Hedge funds have been private investment partnerships for two reasons: some fund managers and investors liked the lack of scrutiny, and the SEC restricted the marketing of funds to people who were not considered to be accredited investors (meaning they have a net worth of $1 million or an annual income of $200,000.) Many of the best-performing hedge funds are able to set very high minimum investments, in the millions of dollars, which means that they are closed to even most accredited investors. But just because you can’t get into a hedge fund doesn’t mean you can’t obtain similar strategies through mutual funds.
Hedge funds fall into two broad categories: absolute return and directional. An absolute return fund tries to offer a steady profit no matter what the market does. This return is usually higher than the return on bonds but lower than the return on stocks. It’s designed to be a core part of the portfolio. A directional fund has exposure to the market and it is designed to offer a higher return based on the amount of risk that it takes. (Some directional funds beat the stock market indexes handily.) An index mutual fund would offer a pure directional return, designed to match the market in both risk and return.
Many mutual fund investors are able to mimic an absolute return strategy through good diversification; others look for a directional return through investments in small-cap and technology funds. There are also several mutual funds that try to copy hedge fund strategies explicitly, as well as hedge funds that are structured as closed-end funds rather than private investment partnerships.

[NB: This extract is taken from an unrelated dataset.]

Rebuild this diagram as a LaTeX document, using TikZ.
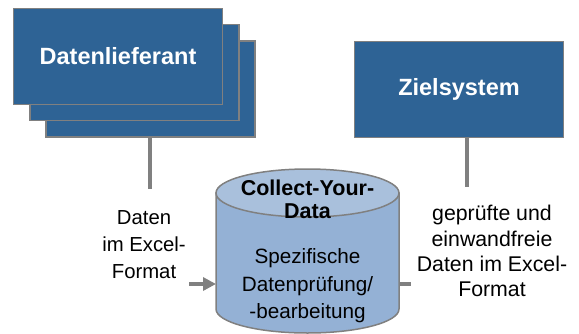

The bottom line is that there is nothing magical about the private partnership structure; investors can profit from hedge-fund strategies without being in a hedge fund.
Bear funds are designed to make money when the market goes down. These are not the same as funds that hold up well in bad markets; instead, the portfolio managers look at what the market is doing and then do the opposite. These funds often have a huge short component, meaning that the fund managers borrow stock and sell the borrowed shares, hoping to buy the shares back cheap when they go down in price. These funds can be a nice hedge in a diversified portfolio. Two of the many bear funds out there are Prudent Bear (BEARX) and the Grizzly Short Fund (GRZZX). (Yes, mutual funds are allowed to short stocks; the tax laws that once restricted short selling were repealed about a decade ago.)
Long-short funds are designed to generate absolute return by owning (being long) stocks that are expected to go up and shorting stocks that are expected to go down. Many fund managers look at specific industry groups and buy shares in the company with the best prospects and short shares in the company with the worst prospects: think J.C. Penney Company, Inc. (NYSE: JCP) versus Sears Holdings Corporation (Nasdaq: SHLD). This was the traditional hedge fund investing style and several mutual funds follow it, among them Diamond Hill Long-Short (DIAMX) and Templeton Global Long-Short (TLSAX).
Closed-end hedge funds are hedge funds that do not issue more shares, but the shares that are already issued trade freely on stock exchanges, just as do shares in a closed-end mutual fund. Anyone with a brokerage account can buy shares in these funds, which include KKR Private Equity Investors (Amsterdam: KPE.AS) and Greenlight Capital Re (Nasdaq: GLRE). Rumor has it that more will be going public, because the closed-fund structure gives the fund managers a reliable capital base. These are not the same as hedge fund management companies, a few of which are also publicly traded.
And, believe it or not, there are a few open-end hedge fund mutual funds. The manager of the Alpha Hedged Strategies Fund (ALPHX) and the Beta Hedged Strategies Fund (BETAX) allocates money to hedge fund managers. The money is kept in separate accounts, not in the hedge funds themselves, but it is managed in the same way. The assets are priced daily and the leverage is determined by the fund manager.
The downside of all these mutual fund/hedge fund hybrids is that the fees can be a lot higher than with traditional mutual funds. But if you want a piece of the action or are looking for ways to diversify, it might be worth it.